* Data
★ ★ ★ ★ ★ ★ ★

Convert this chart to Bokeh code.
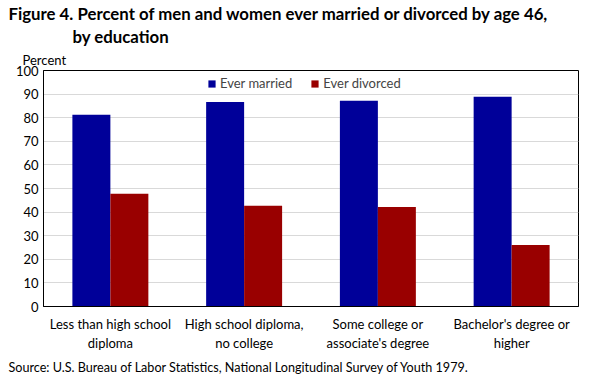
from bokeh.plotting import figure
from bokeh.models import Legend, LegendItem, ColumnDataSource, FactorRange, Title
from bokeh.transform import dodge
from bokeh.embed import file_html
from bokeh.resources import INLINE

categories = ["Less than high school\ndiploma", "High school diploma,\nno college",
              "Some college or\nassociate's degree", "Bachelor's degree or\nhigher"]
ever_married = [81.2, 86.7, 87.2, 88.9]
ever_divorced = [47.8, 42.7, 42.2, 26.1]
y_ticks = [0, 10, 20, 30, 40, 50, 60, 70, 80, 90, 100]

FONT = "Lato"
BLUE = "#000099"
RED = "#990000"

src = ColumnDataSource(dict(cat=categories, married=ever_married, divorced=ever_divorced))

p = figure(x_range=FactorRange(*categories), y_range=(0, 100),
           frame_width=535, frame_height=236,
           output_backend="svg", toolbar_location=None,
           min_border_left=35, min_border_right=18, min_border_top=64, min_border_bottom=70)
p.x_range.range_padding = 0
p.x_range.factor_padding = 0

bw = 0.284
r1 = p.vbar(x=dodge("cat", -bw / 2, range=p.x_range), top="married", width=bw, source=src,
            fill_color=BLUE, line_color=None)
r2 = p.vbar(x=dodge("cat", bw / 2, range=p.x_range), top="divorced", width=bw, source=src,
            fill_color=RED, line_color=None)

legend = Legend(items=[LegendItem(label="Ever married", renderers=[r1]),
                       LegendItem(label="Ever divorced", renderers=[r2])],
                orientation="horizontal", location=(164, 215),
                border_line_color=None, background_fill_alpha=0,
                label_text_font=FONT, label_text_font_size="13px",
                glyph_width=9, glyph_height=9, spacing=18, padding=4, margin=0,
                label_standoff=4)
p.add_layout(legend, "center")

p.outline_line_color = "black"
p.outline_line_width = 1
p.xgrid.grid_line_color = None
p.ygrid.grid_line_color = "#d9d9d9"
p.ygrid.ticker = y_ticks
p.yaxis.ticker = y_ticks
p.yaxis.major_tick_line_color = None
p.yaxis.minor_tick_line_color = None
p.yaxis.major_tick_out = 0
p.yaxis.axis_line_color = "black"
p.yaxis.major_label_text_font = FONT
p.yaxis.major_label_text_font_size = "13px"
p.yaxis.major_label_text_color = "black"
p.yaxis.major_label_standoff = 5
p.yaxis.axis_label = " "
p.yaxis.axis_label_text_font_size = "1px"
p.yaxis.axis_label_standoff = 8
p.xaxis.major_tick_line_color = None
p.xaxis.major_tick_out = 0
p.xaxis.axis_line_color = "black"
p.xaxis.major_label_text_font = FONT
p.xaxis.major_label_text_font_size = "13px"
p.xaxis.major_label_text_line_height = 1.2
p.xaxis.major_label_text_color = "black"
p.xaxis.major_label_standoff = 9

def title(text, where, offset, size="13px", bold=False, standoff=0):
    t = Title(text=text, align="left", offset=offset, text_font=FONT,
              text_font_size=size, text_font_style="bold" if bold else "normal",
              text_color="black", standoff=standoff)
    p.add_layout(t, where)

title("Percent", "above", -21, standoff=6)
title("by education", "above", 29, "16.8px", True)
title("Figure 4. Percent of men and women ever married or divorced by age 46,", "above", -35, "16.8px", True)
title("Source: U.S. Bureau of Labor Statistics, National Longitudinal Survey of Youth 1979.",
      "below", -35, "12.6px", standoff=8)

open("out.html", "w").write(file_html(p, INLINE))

★ ★ ★ ★ ★ ★ ★

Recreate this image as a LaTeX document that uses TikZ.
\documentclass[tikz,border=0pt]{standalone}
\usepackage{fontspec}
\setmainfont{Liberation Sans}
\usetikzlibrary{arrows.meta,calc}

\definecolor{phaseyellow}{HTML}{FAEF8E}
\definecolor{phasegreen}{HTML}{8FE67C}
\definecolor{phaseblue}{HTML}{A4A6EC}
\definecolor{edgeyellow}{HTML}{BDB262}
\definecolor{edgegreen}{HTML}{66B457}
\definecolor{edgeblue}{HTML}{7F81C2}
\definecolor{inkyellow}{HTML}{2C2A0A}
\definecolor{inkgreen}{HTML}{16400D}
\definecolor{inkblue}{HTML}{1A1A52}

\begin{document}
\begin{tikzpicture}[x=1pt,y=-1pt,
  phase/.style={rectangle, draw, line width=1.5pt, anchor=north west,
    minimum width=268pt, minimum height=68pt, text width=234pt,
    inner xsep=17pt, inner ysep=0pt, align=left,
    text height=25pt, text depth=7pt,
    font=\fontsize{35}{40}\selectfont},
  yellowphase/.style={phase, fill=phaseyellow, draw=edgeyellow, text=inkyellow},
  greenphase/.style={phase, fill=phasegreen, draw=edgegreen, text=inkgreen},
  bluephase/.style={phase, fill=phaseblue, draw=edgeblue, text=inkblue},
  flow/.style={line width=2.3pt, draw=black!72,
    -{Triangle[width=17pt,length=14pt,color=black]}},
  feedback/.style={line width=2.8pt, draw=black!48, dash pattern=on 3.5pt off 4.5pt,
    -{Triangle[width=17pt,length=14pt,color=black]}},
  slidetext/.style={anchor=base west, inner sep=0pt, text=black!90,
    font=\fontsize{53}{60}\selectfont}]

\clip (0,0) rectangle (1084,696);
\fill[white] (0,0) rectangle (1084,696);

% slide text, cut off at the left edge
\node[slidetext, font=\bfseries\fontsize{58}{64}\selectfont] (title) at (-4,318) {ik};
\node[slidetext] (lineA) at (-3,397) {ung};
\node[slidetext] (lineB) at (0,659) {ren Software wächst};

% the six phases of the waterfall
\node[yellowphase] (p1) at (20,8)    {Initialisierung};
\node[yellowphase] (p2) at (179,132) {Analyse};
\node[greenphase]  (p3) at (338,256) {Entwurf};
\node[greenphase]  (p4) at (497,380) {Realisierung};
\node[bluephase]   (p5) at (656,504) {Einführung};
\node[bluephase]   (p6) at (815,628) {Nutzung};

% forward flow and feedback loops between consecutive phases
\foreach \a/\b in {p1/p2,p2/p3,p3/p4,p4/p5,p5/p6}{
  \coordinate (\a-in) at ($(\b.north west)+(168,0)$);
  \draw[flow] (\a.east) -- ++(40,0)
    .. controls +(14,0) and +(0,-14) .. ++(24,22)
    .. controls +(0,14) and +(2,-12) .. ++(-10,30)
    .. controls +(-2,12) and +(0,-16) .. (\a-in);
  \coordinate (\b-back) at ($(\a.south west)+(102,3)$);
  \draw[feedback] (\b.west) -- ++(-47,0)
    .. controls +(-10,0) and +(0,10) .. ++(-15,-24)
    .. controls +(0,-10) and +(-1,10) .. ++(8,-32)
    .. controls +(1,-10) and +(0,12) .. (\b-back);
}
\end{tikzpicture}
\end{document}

★ ★ ★ ★ ★ ★ ★

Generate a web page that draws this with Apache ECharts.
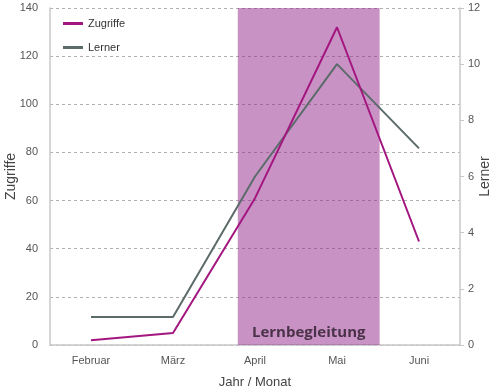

★ ★ ★ ★ ★ ★ ★

* What needs to be done
Print exactly what appears from the line holding "Convert this chart to Bokeh code." down to the line holding "from bokeh.resources import INLINE", both ends kept, leaving out the pictures.

* Completed task
Convert this chart to Bokeh code.
from bokeh.plotting import figure
from bokeh.models import Legend, LegendItem, ColumnDataSource, FactorRange, Title
from bokeh.transform import dodge
from bokeh.embed import file_html
from bokeh.resources import INLINE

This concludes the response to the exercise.